Erst nach wochenlangen diplomatischen Verhandlungen bekamen am 19. Dezember finnische, deutsche, schwedische und dänische Polizisten die Erlaubnis zu einem Besuch an Bord. Auf Einladung einer chinesischen Havariekommission, die nach internationalem Seerecht gebildet wurde und für die Untersuchung des Vorfalles zuständig ist, durften sie dort Ausrüstungsgegenstände und Unterlagen in Augenschein nehmen sowie Fragen an die Besatzungsmitglieder stellen. Ob sie dabei wirklich "wertvolle Fakten erhalten" haben, wie ein schwedischer Sprecher meinte, wird sich noch herausstellen müssen. Eigenständige Untersuchungen durften die Polizisten jedenfalls nicht durchführen. Außerdem hatte die Besatzung fünf Wochen Zeit, um Spuren zu beseitigen. Immerhin konnte die Einladung zu dem fünfstündigen Besuch an Bord als diplomatische Geste gewertet werden, dass das Regime in Peking nicht als dienstbereiter Gehilfe des Kremls gesehen werden will, sondern eher von einer umgekehrten Rollenverteilung ausgeht.
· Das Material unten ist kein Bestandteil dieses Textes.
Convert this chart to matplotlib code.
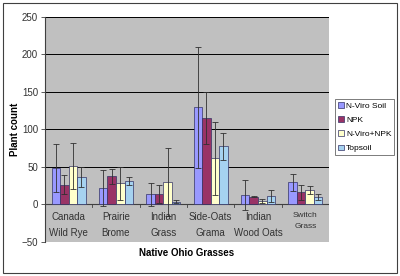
import numpy as np
import matplotlib
matplotlib.use('Agg')
import matplotlib.pyplot as plt

plt.rcParams['font.family'] = ['Liberation Sans', 'DejaVu Sans']

grasses = ['Canada\nWild Rye', 'Prairie\nBrome', 'Indian\nGrass',
           'Side-Oats\nGrama', 'Indian\nWood Oats', 'Switch\nGrass']
series = ['N-Viro Soil', 'NPK', 'N-Viro+NPK', 'Topsoil']

nviro = [48, 21, 13, 129, 12, 29]
npk = [26, 37, 13, 115, 10, 16]
nviro_npk = [51, 28, 30, 61, 4, 19]
topsoil = [36, 31, 3, 77, 11, 10]

nviro_err = [32, 24, 15, 81, 20, 11]
npk_err = [13, 10, 12, 35, 1, 10]
nviro_npk_err = [31, 22, 45, 49, 3, 5]
topsoil_err = [13, 5, 2, 18, 8, 4]

colors = ['#9999FF', '#993366', '#FFFFCC', '#A6D2F0']

fig = plt.figure(figsize=(4, 2.76), dpi=100)
fig.patch.set_facecolor('white')
# outer frame
fig.patches.append(plt.Rectangle((0.008, 0.012), 0.984, 0.976, transform=fig.transFigure,
                                 fill=False, edgecolor='#404040', linewidth=0.8))

ax = fig.add_axes([0.1125, 0.124, 0.71, 0.816])
ax.set_facecolor('#C0C0C0')

x = np.arange(len(grasses))
w = 0.18
vals = [nviro, npk, nviro_npk, topsoil]
errs = [nviro_err, npk_err, nviro_npk_err, topsoil_err]
for i in range(4):
    pos = x + (i - 1.5) * w
    ax.bar(pos, vals[i], w, color=colors[i], edgecolor='#333366', linewidth=0.5,
           label=series[i], zorder=3)
    ax.errorbar(pos, vals[i], yerr=errs[i], fmt='none', ecolor='#303030',
                elinewidth=0.6, capsize=2, capthick=0.6, zorder=4)

ax.set_xlim(-0.5, len(grasses) - 0.5)
ax.set_ylim(-50, 250)
ax.set_yticks(range(-50, 251, 50))
for y in range(50, 251, 50):
    ax.axhline(y, color='black', linewidth=0.7, zorder=1)
ax.axhline(0, color='#404040', linewidth=0.8, zorder=2)

for s in ['top', 'right', 'bottom']:
    ax.spines[s].set_visible(False)
ax.spines['left'].set_color('#404040')
ax.spines['left'].set_linewidth(0.8)
ax.tick_params(axis='y', labelsize=7, length=3, width=0.6, color='#404040',
               pad=2, labelcolor='#333333')

# category ticks on the zero line
ax.set_xticks([])
for b in np.arange(0.5, len(grasses) - 0.5, 1.0):
    ax.plot([b, b], [0, -4], color='#404040', linewidth=0.6, zorder=2)
for i, g in enumerate(grasses):
    fs = 6 if g.startswith('Switch') else 7
    ax.text(i, -11, g, ha='center', va='top', fontsize=fs, color='#333333',
            linespacing=1.65)

ax.set_ylabel('Plant count', fontsize=7, fontweight='bold', labelpad=1)
fig.text(0.4675, 0.083, 'Native Ohio Grasses', ha='center', va='center',
         fontsize=7, fontweight='bold')

leg = fig.legend(loc='upper left', bbox_to_anchor=(0.837, 0.64), fontsize=6,
                 frameon=True, fancybox=False, edgecolor='#404040',
                 handlelength=0.7, handleheight=0.7, handletextpad=0.3,
                 borderpad=0.35, borderaxespad=0.0, labelspacing=0.75)
leg.get_frame().set_linewidth(0.6)

fig.savefig('out.png', dpi=100)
Schon vor über einem Jahr hatte das in Hongkong registrierte Container-Schiff "New New Polar Bear" ein Leck im finnischen Abschnitt der 77 Kilometer langen Gaspipeline "Balticconnector" verursacht – anscheinend versehentlich durch einen sechs Tonnen schweren Anker, der kilometerlange Schleifspuren auf dem Meeresboden hinterließ, bevor er sich sich in der Pipeline verhakte und auch noch ein Datenkabel beschädigte (231008). Das chinesische Außenministerium hatte damals zugesichert, auf Grundlage des internationalen Seerechts bei der Aufklärung zu kooperieren. Was dann folgte, war lediglich ein Bericht in der "South China Morning Post", der im August 2024 erschien. Demnach räumten die chinesischen Behörden zwar ein, dass die Beschädigung der Pipeline durch das chinesische Schiff verursacht wurde. Zugleich behaupteten sie aber, die Untersuchung habe eindeutig bewiesen, dass dies die Folge eines schweren Sturms gewesen sei – also von höherer Gewalt, ohne dass eine böse Absicht oder auch nur Fahrlässigkeit vorgelegen hätte. Anscheinend wollte Peking damit allen Betroffenen signalisieren, dass es zwecklos sei, weiterhin einen Schadensersatz zu erwarten.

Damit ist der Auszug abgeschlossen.